IA: Ah, sim, né? Sempre fui um alien nesses ambientes. Eu trago em meu corpo representações, narrativas y repertórios até então desconhecidos em circuitos muito elitizados. Além do fato de entender muito bem um tipo dinâmica que as pessoas presumiam ser estrangeira para o meu espectro de conhecimento. Y para finalizar não negocio em desvantagem, é se calar ou abortar. Então os processos de equiparação (pré-necessários) para quem está preso ao ontem podem ser muito desconcertantes. Ah, y não podemos esquecer que eu sou artista, né? Todo dia, 100%, risos. Então, sim, eu dou bastante trabalho pro velho mundo.

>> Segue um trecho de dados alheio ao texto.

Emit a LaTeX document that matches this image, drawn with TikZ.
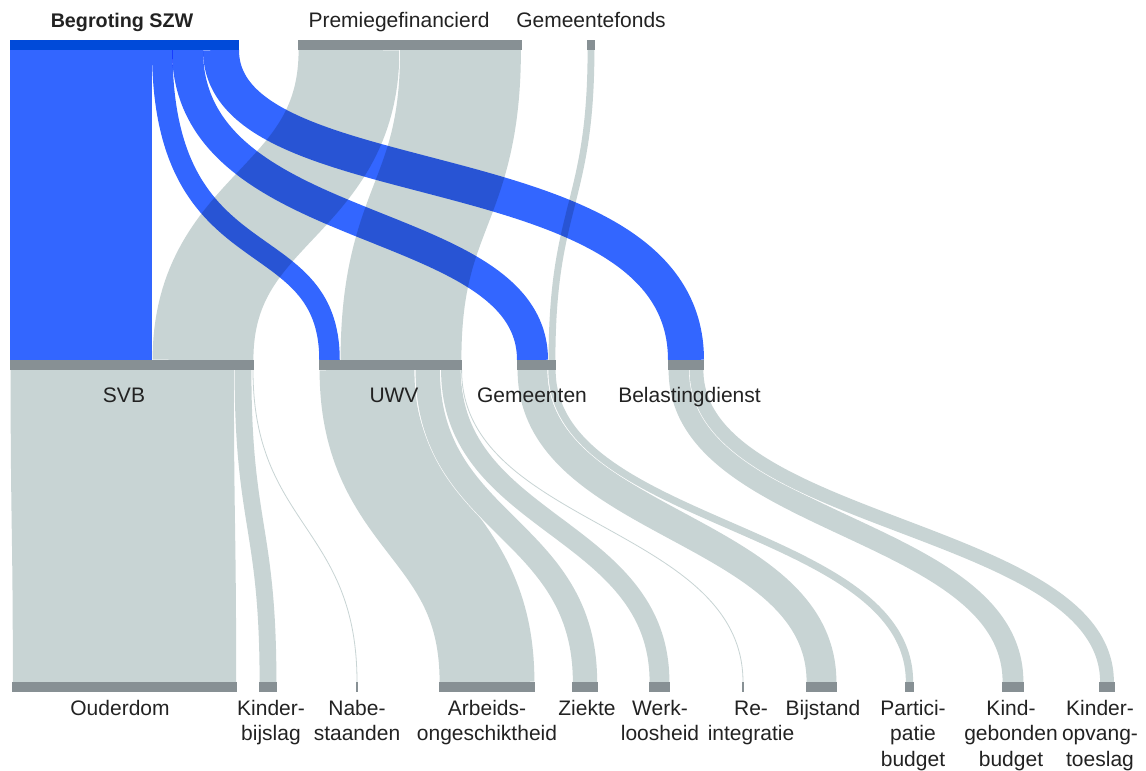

Você fala bastante da questão da imagem. Quais os impactos que a construção de imagens pode ter em nosso ambiente coletivo, e como utilizar isso de forma mais plural e consciente?
IA: Olha, eu venho da base, né? Tenho um histórico de ascensão meio esquizofrênico considerando a minha bagagem familiar, mas venho da base. Então sou muito conectada às questões dela y entendo ela como um dos meus mais potentes sensos de prioridade. Y eu vejo na imagem tudo (absolutamente tudo, sobretudo nas circunstâncias em que vivemos atualmente) o que o mundo precisa para trabalhar as questões de base em todas as escalas de existência, função y poder. Acho que dai que vem meu flerte com arte-educação. Em 2018, regi com várias amigues (Lucas Andrade, Luiz Felipe Lucas, Felipa Damasco, Samuel de Saboia y mais trinta artistas que merecem ser citados mas não cabem no espaço que temos) um coletivo onde parte dele era estruturado em formação educativa, o AEAN. Fizemos uma performance na SP-Arte em 2018, você lembra? Com curadoria da Paula Garcia, onde apresentamos um exercício de resistência em 1h20min caindo y levantando como forma de propor reflexões sobre o genocídio da população preta no Brasil. Foi lindo! Mas infelizmente, um mês depois uma de nossas integrantes, a Matheusa, veio a falecer de maneira brutal y isso me fez criar um sentimento estranho com a imagem também, além da ânsia em superá-la. Mas, basicamente, acho que a imagem possui uma saída para os processos de repolitização da sociedade muito fundamental porque ela rege não só um arquipélago de imaginários mas, também, o da comunicação. Y é muito louco tudo isso, porque quando olho para uma parte da minha pesquisa que fala sobre a história da imagem enquanto escrita nas civilizações africanas pré-coloniais… me apaixono ainda mais pela minha ancestralidade. Espero que um dia esse encanto se espalhe por muites de nós também.